◆ Set problem: Return, exactly as written, the lines that start at the one holding "Generate a component" and end at the one holding "const yTicks = [0, 0.2, 0.4, 0.6, 0.8, 1, 1.2, 1.4];", with both of those lines kept. Skip any pictures.

◆ Listing:
"""

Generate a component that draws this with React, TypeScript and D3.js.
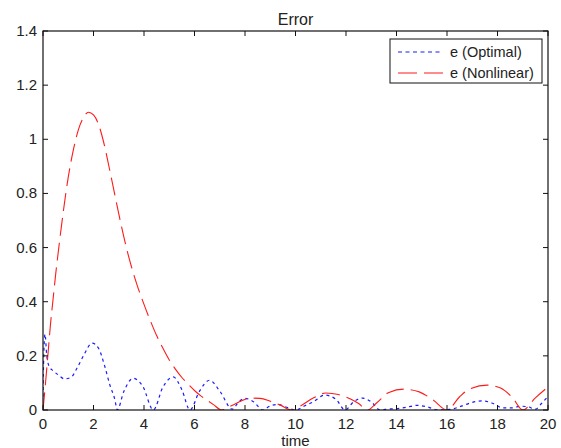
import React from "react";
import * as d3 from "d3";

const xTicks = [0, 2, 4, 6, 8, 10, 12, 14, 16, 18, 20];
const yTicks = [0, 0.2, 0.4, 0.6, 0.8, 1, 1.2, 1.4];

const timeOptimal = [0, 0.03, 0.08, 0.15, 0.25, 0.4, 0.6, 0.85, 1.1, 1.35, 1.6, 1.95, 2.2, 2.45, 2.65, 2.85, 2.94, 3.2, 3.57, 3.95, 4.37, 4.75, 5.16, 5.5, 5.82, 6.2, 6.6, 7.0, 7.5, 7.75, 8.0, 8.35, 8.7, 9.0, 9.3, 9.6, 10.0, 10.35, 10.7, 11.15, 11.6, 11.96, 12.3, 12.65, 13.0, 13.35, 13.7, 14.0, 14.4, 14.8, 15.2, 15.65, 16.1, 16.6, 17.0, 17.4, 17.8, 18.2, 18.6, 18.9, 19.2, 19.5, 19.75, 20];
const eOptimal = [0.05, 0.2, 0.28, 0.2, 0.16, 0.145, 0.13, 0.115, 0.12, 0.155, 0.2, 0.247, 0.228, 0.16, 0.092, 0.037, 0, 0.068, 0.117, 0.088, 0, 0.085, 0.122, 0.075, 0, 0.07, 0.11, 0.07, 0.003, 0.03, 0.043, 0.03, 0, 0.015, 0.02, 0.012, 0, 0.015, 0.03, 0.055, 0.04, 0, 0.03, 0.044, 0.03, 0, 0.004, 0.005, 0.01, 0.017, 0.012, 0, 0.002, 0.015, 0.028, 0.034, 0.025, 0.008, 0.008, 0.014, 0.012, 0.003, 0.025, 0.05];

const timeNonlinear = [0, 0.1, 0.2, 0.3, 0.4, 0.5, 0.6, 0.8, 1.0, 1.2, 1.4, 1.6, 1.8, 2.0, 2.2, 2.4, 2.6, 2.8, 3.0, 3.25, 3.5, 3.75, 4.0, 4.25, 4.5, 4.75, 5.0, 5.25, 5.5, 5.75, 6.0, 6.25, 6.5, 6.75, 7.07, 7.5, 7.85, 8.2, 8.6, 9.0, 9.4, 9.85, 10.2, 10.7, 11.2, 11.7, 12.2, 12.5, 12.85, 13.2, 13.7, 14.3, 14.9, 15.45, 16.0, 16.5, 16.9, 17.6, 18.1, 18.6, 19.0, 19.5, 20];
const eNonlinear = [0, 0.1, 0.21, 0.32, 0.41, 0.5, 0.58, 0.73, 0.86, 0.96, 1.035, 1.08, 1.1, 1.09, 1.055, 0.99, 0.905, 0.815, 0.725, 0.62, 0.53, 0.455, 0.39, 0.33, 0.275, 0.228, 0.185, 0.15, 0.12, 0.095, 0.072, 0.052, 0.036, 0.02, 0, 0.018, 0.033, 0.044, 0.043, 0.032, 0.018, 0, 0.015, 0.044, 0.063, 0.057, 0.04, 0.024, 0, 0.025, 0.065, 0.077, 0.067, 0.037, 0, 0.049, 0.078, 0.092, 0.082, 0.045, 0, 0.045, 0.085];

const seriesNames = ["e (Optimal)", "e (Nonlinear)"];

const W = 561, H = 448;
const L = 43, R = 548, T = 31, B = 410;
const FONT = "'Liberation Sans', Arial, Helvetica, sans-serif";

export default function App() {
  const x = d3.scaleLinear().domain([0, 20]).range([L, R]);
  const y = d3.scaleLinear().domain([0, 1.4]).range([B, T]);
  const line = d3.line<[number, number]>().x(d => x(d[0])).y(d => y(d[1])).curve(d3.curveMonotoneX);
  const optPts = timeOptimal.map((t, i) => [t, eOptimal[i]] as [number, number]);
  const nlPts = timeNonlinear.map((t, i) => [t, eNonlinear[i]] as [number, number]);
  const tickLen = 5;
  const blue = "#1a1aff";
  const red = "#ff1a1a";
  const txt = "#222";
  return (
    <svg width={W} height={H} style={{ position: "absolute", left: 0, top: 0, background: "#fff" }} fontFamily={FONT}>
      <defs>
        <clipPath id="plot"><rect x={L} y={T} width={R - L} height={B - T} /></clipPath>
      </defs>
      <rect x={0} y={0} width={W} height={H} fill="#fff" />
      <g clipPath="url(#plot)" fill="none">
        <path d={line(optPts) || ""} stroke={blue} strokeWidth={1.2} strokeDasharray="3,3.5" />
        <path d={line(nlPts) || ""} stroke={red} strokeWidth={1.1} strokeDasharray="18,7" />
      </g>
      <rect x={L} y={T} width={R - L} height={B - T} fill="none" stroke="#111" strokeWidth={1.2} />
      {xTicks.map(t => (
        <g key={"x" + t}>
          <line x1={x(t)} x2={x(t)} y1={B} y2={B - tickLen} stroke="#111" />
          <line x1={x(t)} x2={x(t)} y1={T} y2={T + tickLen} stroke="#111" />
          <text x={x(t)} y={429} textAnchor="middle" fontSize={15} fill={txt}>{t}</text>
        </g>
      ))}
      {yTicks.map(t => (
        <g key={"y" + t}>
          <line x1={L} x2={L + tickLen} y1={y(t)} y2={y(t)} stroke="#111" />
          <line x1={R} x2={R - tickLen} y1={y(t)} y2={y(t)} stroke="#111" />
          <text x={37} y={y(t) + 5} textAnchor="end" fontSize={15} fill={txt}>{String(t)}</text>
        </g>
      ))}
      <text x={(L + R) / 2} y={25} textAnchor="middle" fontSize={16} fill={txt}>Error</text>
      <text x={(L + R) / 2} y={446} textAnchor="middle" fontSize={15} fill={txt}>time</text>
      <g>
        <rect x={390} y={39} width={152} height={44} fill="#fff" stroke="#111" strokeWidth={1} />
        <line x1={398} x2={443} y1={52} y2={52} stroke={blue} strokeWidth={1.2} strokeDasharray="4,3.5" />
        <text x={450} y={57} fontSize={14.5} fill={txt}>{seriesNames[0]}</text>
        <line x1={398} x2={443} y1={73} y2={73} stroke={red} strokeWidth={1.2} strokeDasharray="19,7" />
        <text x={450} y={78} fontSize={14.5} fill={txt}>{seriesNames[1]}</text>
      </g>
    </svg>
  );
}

"""
"""

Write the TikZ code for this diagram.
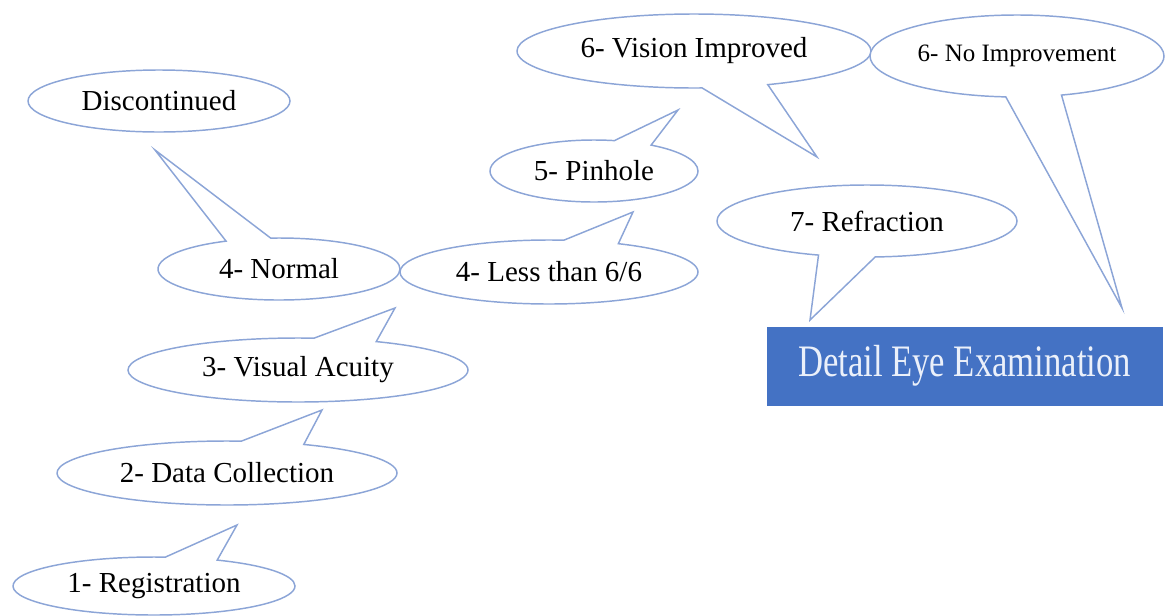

"""

◆ Output:
Generate a component that draws this with React, TypeScript and D3.js.
import React from "react";
import * as d3 from "d3";

const xTicks = [0, 2, 4, 6, 8, 10, 12, 14, 16, 18, 20];
const yTicks = [0, 0.2, 0.4, 0.6, 0.8, 1, 1.2, 1.4];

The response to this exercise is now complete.